By late summer, I’m in Sedona, posting a vacation photo: red rocks, books, giant cocoa smoothie, glossy toenails. “Uh, where’s the wine?” asks one friend. Another chimes in: “Seems like a wine-free vacation.” I visit a stationery store and notice the themes of female-to-female cards: aging, men, and wine. Newly sober, I physically shake my head. Maybe we need wine because some things are unacceptable, not because they’re enjoyable.

The longer I stay sober, the less patience I have for 24-hour womanhood. The stranger telling me to smile. The janitor staring at my legs. TV men dictating my reproductive rights. Memes claiming muscles, fat, or thinness is beautiful, as if beauty were a carefully measured ration of princess dust. I start to get angry—not at being born wrong, or at patriarchy, but at women who soothe themselves with bottles, mistaking intoxication for liberation.

I spend months angry: first sober Christmas, a job change, flu, birthday. I use that anger as a guide: go slow, pay attention, and choose the things I want. By the next summer, I no longer smell of eight-hour perfume.

That second summer, I meet my friend Mindy in San Diego, days before her adopted son is born. Her dark alleys differ from mine, yet she navigates them with the same courage. We spend the weekend slowly, sleeping late, silently wishing the baby would hurry up.

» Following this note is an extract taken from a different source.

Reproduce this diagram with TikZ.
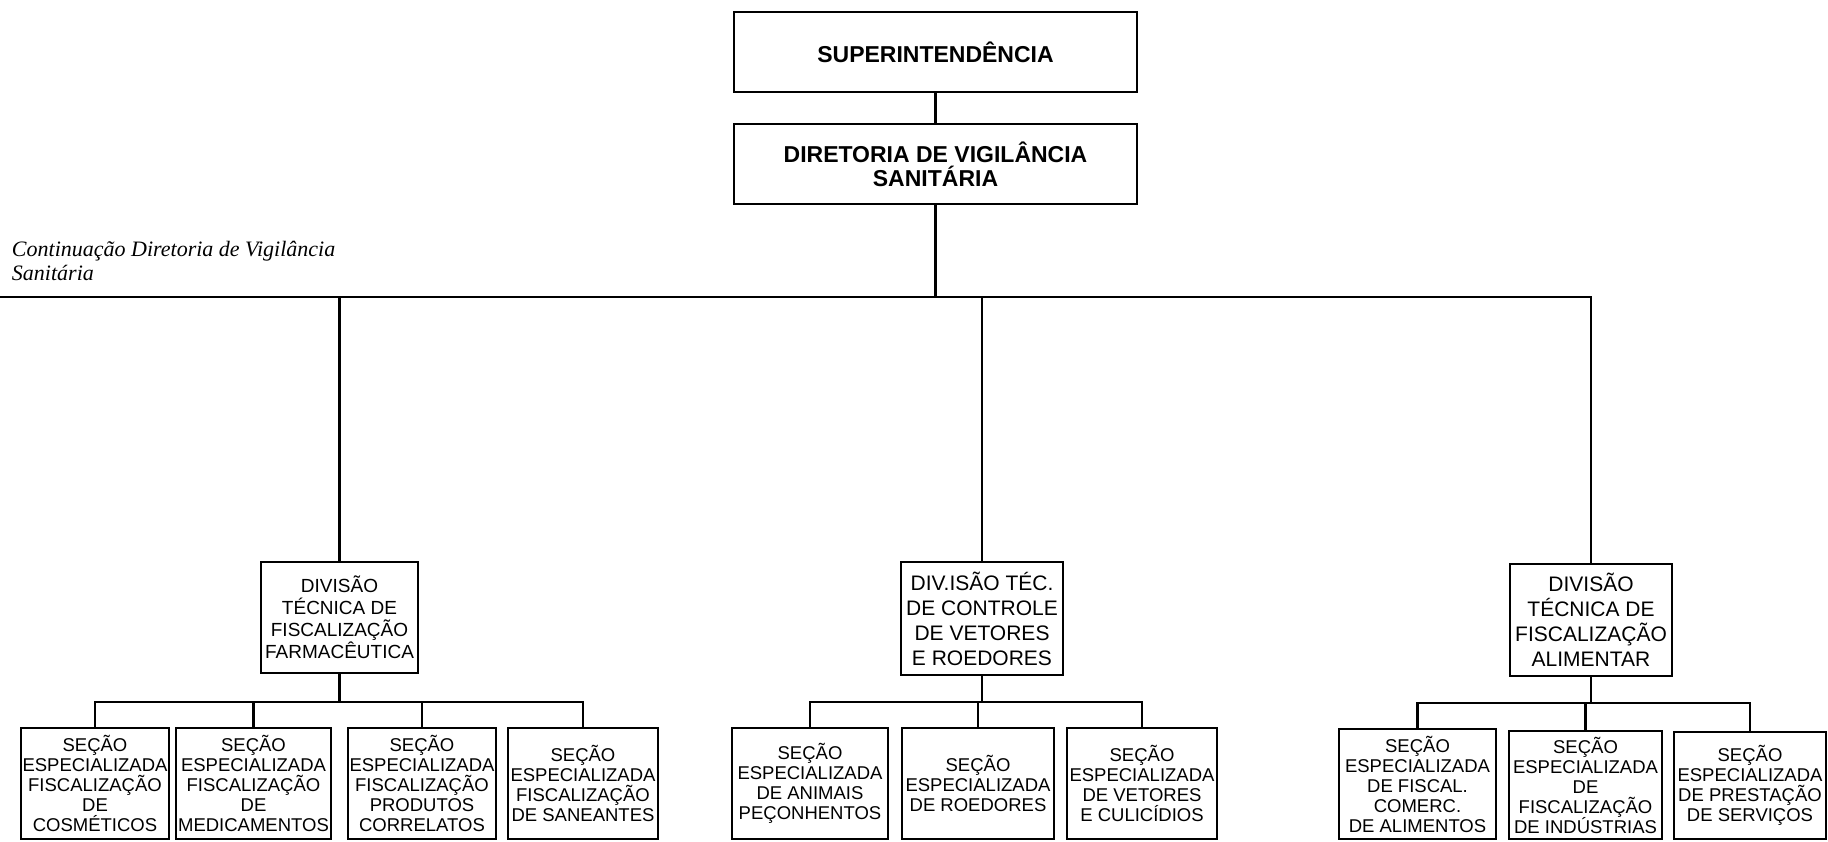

On Sunday, reading by the deep end of the pool, a bridal party arrives tipsy, clutching pomegranate mimosas. Complaints about bodies, jobs, husbands, and homes echo across the water. Mindy and I exchange the look women share: “Do you believe this shiz?” Over her laptop, another woman catches it, and soon, a silent four-way chorus of dismay emerges.

Mindy slides her sunglasses down and says, “It’s really nice on this side of the pool.” I laugh, heart swelling. It is. It is the side where my legs are pale, the ice in my glass has melted, work is still hard, and I have to deal with life authentically. I never expected to get here. And yet, here I am.